Neighborhood liaison Glenda Curtis said she applied last month for the vacancy, despite warnings from community leaders that doing so might rankle Scott, because she was committed to her neighborhood in the Northeast Baltimore district.

After being told Monday that she was being fired, Curtis said she thinks her council application cost her the job she held since 2017. Curtis earned an annual salary of $51,000 in fiscal year 2018, according to Baltimore City’s public salary database.

“My work has not ever been in question,” she said Wednesday. “That’s the only thing I’ve done that’s outside what anyone else has done.”

Michael Huber, Scott’s chief of staff, declined to comment on a personnel issue.

“The council president is focused on building a mission-driven team that will deliver results for the people of Baltimore,” Huber said.

When Mayor Catherine Pugh resigned in May, then-Council President Bernard C. “Jack” Young moved up to mayor. To replace him, the council elected Scott, who represented the 2nd District at the time. Pugh, Young and all of the council members are Democrats.

A nominating committee selected Danielle McCray, who was an aide to Scott in his district office, to fill his seat. The council voted to confirm her and she was sworn in June 11.

Curtis said that during the selection committee’s hearing for applicants, she made a comment intended as a criticism of nepotism in politics, a comment she acknowledged was a reference to McCray, who is a sister of Democratic state Sen. Cory McCray, an ally of Scott’s.

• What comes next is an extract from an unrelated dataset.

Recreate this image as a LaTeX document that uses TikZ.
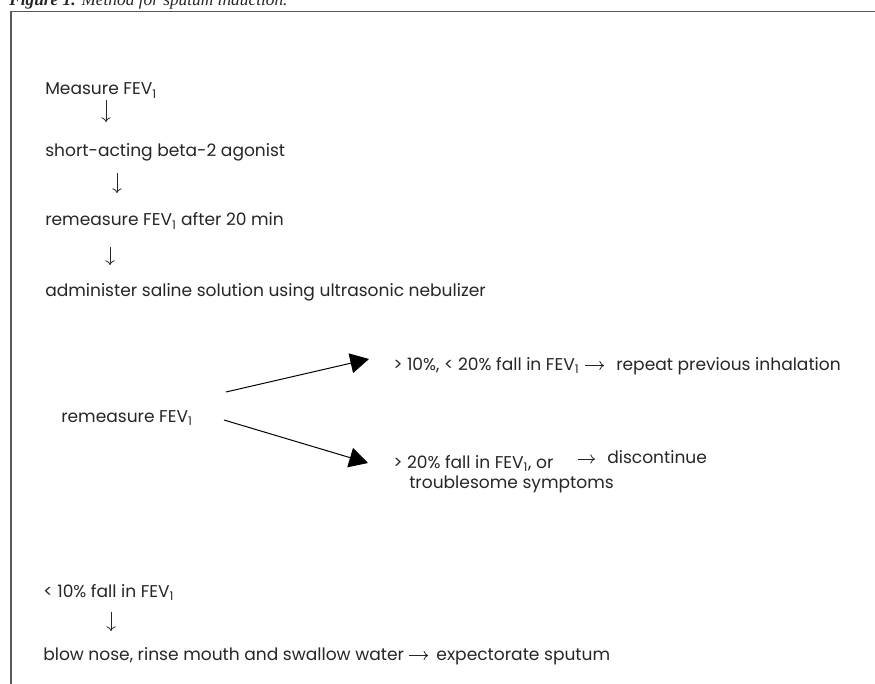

“I think we need to breed a new generation of new thinking, new priorities and kind of do away with old politics,” Curtis said at the hearing.

Nonetheless, Curtis said she thought her job was secure because she thought she heard Scott say in a staff meeting that he would keep Young’s former workers in the council president’s office.

So, when she was asked Monday to meet with Huber, Curtis said she thought she might getting a promotion. Instead, she said she was told Friday would be her last day and she didn’t need come in for the rest of the week.

“I said, ‘So, let me get this straight. This has nothing to do with my work performance.’ Michael Huber said, ‘Absolutely not. I’ve enjoyed working with you these past two years,'” Curtis said. “They said that ‘Brandon, he has a different mission for this office and he feels you don’t have the level of commitment he was looking for.'”

Curtis acknowledged she had sought other opportunities so she wouldn’t be out of work in case Scott made staffing changes. But she said she loved her current job, which involved representing the council president in a pair of districts in Northeast Baltimore.

Curtis said she also ran afoul of Scott in the past over an issue to do with legislation he co-sponsored when she told residents with concerns to contact him.

Ultimately, she thinks the change from Young to Scott as council president, the past dispute over the legislation and her decision to apply for the vacancy factored into his decision to fire her.

“I just think it’s a combination of all those things, maybe, but more so about me applying to be the council person in his district,” Curtis said.